Stosskopf worked with the Germans to design the new U-boat station, creating one of the most famous and impenetrable naval bases of the war: the double roof over the bunkers allowed them to withstand even a direct bomb hit, so even though the city of Lorient itself was almost 90% destroyed by Allied bomb raids, the bunkers continued to stand.

Between 1940 and 1944, the Germans built three such bunkers, capable of sheltering more than 25 submarines; from these fastnesses, German U-boats carried out relentless attacks against both military and civilian targets.

Because of his involvement with the naval station, Stosskopf was considered a collaborator by the local French citizenry. So when he disappeared in February 1944, they assumed that he had been promoted by his German compatriots and had been called to work in Germany.

In fact, all the while he was working on the U-boat port, Stosskopf had been collaborating not with the Germans but with the Alliance Reseau, a French resistance group headed by Marie-Madeleine Fourcade. Each week, he met with his resistance contact, providing information about boats going out to sea, the names of their captains, and the location of the missions. Because of these reports, many U-boats were intercepted at sea and their captains killed in Allied attacks.

In the end, Stosskopf was given up by a captured member of the Resistance, and he was caught up in the German Nacht und Nebel (Night and Fog) program. This roundup of suspected resistors of the Reich was undertaken by the Germans as a last-ditch attempt to regain some control over a war they could see slipping away; Nacht und Nebel abductees were spirited away at night and disappeared “into the fog” — never to be heard from again.
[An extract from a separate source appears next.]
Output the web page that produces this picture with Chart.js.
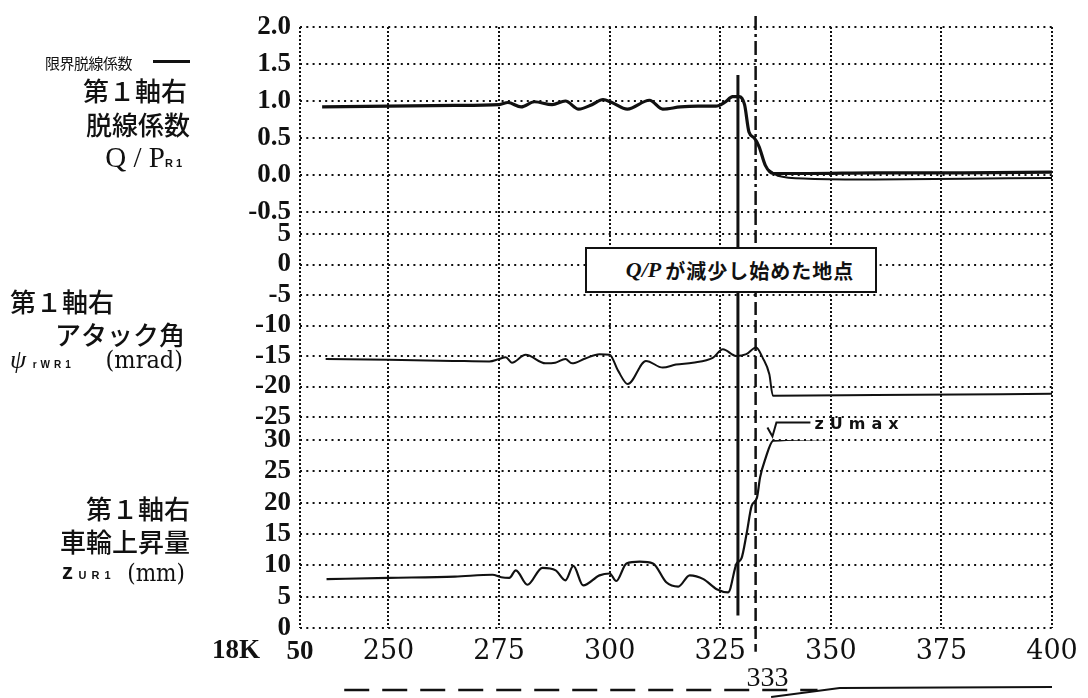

Stosskopf’s ultimate fate lay at Natzweiler-Struthof, a small concentration camp in the Vosges Mountains, in the Alsace region. Struthof, as it was called, was the only camp built on French territory, and it was the primary holding place for captured members of the French Resistance.

It was also the first camp liberated by the Allies (on Nov. 23, 1944), but by that time, most of the detainees had been evacuated. (For more detailed information on this camp and its prisoners, go to www.scrapbookpages.com/Natzweiler. Or, for a different perspective, read Night and Fog, by Arne Brun Lie, a prisoner’s account of life at Struthof, or the novel Necropolis, by Boris Pahor, a story based on his own experiences at the camp.)

At war’s end, the citizens of Lorient were amazed to learn the truth of Stosskopf’s activities, which were made public when he posthumously received the French Legion of Honour (1945). In 1946, the submarine base at Lorient was renamed in his honor. Today, visitors can tour the base at Lorient and see how it was operated.


Submarine Base Chief Engineer Stosskopf
Arrested and deported by the Gestapo Feb 21, 1944, for his activity in the resistance.
Disappeared.

To get a personal look at Jacques Stosskopf, read Jacques Camille Louis Stosskopf 1898-1944, a book of documents and testimony about his life compiled by his children, Francois Stosskopf and Elizabeth Meysembourg-Stosskopf.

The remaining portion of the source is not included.